Welcome to the site! 

I've shot my friends 5d2 and it is unbelievably better than my camera lol. You much have spotless glass, everytime I try to shoot the light through the glass, all I see is streaks and spots and any glass imperfections.


----------



## Thunder_o_b (Jan 15, 2013)

Scars said:


> Welcome to the site!
> 
> I've shot my friends 5d2 and it is unbelievably better than my camera lol. You much have spotless glass, everytime I try to shoot the light through the glass, all I see is streaks and spots and any glass imperfections.


Thank you Scars 

I do keep the glass clean, but the way that I get such clarity is from the twin flashes on 21" flex arms, this alows me to flood the tank with light from the sides or top, overcoming the flaws…Most of the time:icon_lol:


----------



## Scars (Dec 12, 2011)

Oh geez!
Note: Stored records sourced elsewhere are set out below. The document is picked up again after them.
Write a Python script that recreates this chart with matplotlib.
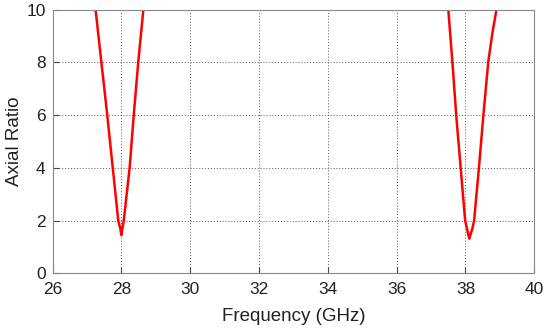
import matplotlib
matplotlib.use('Agg')
import matplotlib.pyplot as plt

# Axial ratio around the two resonances
freq_low = [27.20, 27.25, 27.42, 27.59, 27.75, 27.91, 27.97, 28.00, 28.03, 28.07, 28.24, 28.36, 28.49, 28.64, 28.70]
ar_low = [10.6, 10.0, 8.0, 6.0, 4.0, 2.0, 1.7, 1.45, 1.7, 2.0, 4.0, 6.0, 8.0, 10.0, 10.6]

freq_high = [37.46, 37.50, 37.62, 37.73, 37.86, 37.99, 38.11, 38.20, 38.25, 38.39, 38.52, 38.66, 38.78, 38.90, 38.95]
ar_high = [10.5, 10.0, 8.0, 6.0, 4.0, 2.0, 1.32, 1.7, 2.0, 4.0, 6.0, 8.0, 9.1, 10.0, 10.3]

x_ticks = [26, 28, 30, 32, 34, 36, 38, 40]
y_ticks = [0, 2, 4, 6, 8, 10]

plt.rcParams['font.family'] = ['Liberation Sans', 'DejaVu Sans']

fig = plt.figure(figsize=(5.5, 3.31), dpi=100)
ax = fig.add_axes([0.0955, 0.174, 0.876, 0.797])

ax.plot(freq_low, ar_low, color='red', linewidth=1.8)
ax.plot(freq_high, ar_high, color='red', linewidth=1.8)

ax.set_xlim(26, 40)
ax.set_ylim(0, 10)
ax.set_xticks(x_ticks)
ax.set_yticks(y_ticks)
ax.grid(True, linestyle=(0, (1, 2)), color='#555555', linewidth=0.7)
ax.tick_params(direction='in', length=4, labelsize=12.5, color='#444444', labelcolor='#222222')
ax.tick_params(axis='x', pad=6)
ax.tick_params(axis='y', pad=5)
for s in ax.spines.values():
    s.set_color('#888888')
    s.set_linewidth(0.8)

ax.set_xlabel('Frequency (GHz)', fontsize=13.5, labelpad=8, color='#222222')
ax.set_ylabel('Axial Ratio', fontsize=13.5, labelpad=2, color='#222222')

fig.savefig('out.png', dpi=100)
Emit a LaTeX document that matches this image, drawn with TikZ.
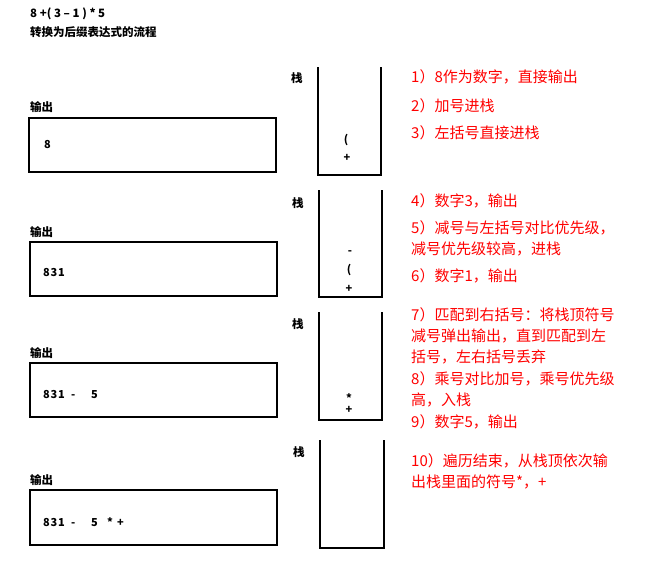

I didnt think it was on squiggly arms lol. Thats pretty awesome though. Ive never seen a rig like that. 

Not a fish pic, but...

Canon 350d, 49mm extension tubes, reverse 28mm wide angle f2.8 lens, Canon 430ex key light, Newer tt560 fill light
Iso 100, f/16, 1/200sec


----------



## Thunder_o_b (Jan 15, 2013)

Scars said:


> Oh geez! I didnt think it was on squiggly arms lol. Thats pretty awesome though. Ive never seen a rig like that.
> 
> Not a fish pic, but...
> 
> ...


Got yourself a very cool fly shot there.


----------